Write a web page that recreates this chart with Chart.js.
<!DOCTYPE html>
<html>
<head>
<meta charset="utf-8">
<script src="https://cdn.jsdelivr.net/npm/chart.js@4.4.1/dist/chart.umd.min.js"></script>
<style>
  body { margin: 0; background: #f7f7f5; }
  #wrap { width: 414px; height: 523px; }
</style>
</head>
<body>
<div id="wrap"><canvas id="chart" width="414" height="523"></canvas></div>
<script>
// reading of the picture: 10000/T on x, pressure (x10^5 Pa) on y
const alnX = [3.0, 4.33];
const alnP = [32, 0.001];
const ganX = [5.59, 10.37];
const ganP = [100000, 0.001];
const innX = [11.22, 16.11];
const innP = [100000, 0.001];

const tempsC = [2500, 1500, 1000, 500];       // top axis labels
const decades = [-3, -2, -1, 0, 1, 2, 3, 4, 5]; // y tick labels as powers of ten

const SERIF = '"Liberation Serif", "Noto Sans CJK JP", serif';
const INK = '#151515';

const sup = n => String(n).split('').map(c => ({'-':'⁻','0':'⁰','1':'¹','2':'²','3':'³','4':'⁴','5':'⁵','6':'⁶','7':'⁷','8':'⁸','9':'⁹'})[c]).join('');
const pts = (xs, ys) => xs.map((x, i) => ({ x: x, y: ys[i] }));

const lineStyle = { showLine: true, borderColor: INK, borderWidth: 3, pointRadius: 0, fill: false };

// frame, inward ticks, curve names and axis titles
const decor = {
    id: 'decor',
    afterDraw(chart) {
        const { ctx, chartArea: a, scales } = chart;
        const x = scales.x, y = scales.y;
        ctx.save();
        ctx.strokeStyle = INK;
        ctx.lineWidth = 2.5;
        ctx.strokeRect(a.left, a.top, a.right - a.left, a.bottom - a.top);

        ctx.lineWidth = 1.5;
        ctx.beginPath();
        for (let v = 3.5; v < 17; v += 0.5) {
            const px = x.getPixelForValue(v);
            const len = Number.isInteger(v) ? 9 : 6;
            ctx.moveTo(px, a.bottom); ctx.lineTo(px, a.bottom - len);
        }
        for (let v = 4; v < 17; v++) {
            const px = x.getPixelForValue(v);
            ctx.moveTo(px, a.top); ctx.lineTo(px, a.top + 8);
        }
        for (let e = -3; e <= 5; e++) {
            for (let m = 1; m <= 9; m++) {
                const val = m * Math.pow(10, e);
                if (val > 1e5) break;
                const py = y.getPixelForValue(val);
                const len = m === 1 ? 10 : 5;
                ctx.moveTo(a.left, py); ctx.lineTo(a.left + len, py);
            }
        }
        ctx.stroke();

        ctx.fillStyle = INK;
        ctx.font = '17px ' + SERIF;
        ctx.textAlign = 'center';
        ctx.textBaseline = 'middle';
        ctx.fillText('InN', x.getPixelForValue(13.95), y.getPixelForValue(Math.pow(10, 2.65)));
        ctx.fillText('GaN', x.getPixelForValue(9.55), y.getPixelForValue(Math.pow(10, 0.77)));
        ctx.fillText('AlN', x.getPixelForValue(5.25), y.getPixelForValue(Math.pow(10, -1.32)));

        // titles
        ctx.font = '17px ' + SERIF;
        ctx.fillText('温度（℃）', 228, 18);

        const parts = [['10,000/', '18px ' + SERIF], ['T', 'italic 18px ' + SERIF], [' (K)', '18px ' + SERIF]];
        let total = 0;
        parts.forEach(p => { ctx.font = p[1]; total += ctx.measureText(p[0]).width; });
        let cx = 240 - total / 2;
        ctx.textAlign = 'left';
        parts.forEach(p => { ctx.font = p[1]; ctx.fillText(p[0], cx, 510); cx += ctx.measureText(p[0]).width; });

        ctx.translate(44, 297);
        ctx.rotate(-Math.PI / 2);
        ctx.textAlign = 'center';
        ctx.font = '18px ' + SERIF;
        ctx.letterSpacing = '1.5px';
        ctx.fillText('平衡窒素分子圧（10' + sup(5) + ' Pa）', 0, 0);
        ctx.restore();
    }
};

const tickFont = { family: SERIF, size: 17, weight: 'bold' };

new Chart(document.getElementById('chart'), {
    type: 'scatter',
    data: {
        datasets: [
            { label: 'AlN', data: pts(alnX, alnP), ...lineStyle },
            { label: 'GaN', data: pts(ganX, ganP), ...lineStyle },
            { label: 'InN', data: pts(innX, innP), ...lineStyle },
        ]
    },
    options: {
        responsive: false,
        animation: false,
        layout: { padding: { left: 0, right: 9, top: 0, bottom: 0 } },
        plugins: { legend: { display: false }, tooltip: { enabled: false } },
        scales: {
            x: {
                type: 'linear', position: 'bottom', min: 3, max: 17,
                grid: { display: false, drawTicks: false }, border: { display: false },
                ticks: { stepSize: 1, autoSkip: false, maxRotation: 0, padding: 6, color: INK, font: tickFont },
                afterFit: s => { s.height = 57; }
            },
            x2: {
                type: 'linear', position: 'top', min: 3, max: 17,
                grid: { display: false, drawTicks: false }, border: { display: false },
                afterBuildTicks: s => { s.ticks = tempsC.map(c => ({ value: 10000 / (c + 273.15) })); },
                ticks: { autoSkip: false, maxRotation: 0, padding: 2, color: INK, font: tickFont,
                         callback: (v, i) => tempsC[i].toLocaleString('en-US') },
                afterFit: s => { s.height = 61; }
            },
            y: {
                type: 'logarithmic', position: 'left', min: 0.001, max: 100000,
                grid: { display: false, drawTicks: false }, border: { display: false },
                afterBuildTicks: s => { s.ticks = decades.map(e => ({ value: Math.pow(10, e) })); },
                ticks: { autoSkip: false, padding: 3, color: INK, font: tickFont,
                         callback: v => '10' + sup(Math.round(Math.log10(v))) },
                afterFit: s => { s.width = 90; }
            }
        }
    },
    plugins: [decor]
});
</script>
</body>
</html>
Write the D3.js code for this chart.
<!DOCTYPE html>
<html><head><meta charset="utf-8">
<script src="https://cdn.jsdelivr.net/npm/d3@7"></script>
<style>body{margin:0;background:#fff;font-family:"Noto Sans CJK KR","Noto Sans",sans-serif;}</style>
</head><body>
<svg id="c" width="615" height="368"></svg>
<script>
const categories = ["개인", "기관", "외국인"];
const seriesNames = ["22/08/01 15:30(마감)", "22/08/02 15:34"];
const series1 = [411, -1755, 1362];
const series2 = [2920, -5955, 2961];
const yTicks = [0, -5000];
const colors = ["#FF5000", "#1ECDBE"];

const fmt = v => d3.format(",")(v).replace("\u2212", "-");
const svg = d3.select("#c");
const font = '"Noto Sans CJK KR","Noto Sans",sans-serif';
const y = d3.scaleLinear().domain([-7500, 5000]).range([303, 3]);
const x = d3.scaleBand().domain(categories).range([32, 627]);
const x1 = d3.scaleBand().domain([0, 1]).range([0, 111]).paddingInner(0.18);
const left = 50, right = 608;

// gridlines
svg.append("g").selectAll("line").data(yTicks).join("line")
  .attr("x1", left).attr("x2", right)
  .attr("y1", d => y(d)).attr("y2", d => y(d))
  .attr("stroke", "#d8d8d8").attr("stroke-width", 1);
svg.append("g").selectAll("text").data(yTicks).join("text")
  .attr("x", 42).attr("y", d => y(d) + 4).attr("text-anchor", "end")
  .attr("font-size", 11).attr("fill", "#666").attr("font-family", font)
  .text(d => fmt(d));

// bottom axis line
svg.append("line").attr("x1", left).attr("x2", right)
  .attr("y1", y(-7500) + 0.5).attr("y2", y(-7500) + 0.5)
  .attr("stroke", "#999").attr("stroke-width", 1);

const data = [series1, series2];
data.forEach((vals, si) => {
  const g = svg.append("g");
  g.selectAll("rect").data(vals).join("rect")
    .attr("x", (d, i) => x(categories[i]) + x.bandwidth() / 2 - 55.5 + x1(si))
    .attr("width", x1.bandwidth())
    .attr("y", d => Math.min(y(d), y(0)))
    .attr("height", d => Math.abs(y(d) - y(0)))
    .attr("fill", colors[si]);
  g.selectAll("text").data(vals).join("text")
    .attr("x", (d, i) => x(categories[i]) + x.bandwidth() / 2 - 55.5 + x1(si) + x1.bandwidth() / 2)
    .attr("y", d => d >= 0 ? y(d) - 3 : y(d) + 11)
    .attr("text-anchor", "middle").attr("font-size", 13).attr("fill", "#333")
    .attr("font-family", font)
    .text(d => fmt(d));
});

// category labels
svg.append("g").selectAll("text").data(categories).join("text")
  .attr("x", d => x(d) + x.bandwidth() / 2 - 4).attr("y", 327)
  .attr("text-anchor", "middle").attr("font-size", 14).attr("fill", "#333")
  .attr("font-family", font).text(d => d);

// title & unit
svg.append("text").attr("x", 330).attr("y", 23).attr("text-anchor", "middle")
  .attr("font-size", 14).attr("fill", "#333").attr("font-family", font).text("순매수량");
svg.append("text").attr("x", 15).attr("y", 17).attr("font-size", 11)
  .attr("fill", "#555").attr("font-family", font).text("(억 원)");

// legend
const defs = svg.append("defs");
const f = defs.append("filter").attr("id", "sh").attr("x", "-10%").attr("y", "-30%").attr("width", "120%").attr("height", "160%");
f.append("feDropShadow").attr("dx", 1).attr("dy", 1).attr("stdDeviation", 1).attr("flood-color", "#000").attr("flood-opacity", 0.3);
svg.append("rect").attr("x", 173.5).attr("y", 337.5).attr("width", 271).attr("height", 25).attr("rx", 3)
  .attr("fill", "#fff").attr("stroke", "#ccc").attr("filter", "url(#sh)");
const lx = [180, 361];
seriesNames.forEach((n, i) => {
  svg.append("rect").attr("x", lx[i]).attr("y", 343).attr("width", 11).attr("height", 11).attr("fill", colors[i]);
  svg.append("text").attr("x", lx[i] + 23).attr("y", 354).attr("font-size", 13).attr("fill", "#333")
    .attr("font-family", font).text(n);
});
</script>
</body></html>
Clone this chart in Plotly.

WHAT YOU HAVE TO DO: Print the lines from the line with "Write the D3.js code for this chart." to the line with "const left = 50, right = 608;" exactly, and print nothing else. Both of those lines are included.

OUTPUT OF THE TASK:
Write the D3.js code for this chart.
<!DOCTYPE html>
<html><head><meta charset="utf-8">
<script src="https://cdn.jsdelivr.net/npm/d3@7"></script>
<style>body{margin:0;background:#fff;font-family:"Noto Sans CJK KR","Noto Sans",sans-serif;}</style>
</head><body>
<svg id="c" width="615" height="368"></svg>
<script>
const categories = ["개인", "기관", "외국인"];
const seriesNames = ["22/08/01 15:30(마감)", "22/08/02 15:34"];
const series1 = [411, -1755, 1362];
const series2 = [2920, -5955, 2961];
const yTicks = [0, -5000];
const colors = ["#FF5000", "#1ECDBE"];

const fmt = v => d3.format(",")(v).replace("\u2212", "-");
const svg = d3.select("#c");
const font = '"Noto Sans CJK KR","Noto Sans",sans-serif';
const y = d3.scaleLinear().domain([-7500, 5000]).range([303, 3]);
const x = d3.scaleBand().domain(categories).range([32, 627]);
const x1 = d3.scaleBand().domain([0, 1]).range([0, 111]).paddingInner(0.18);
const left = 50, right = 608;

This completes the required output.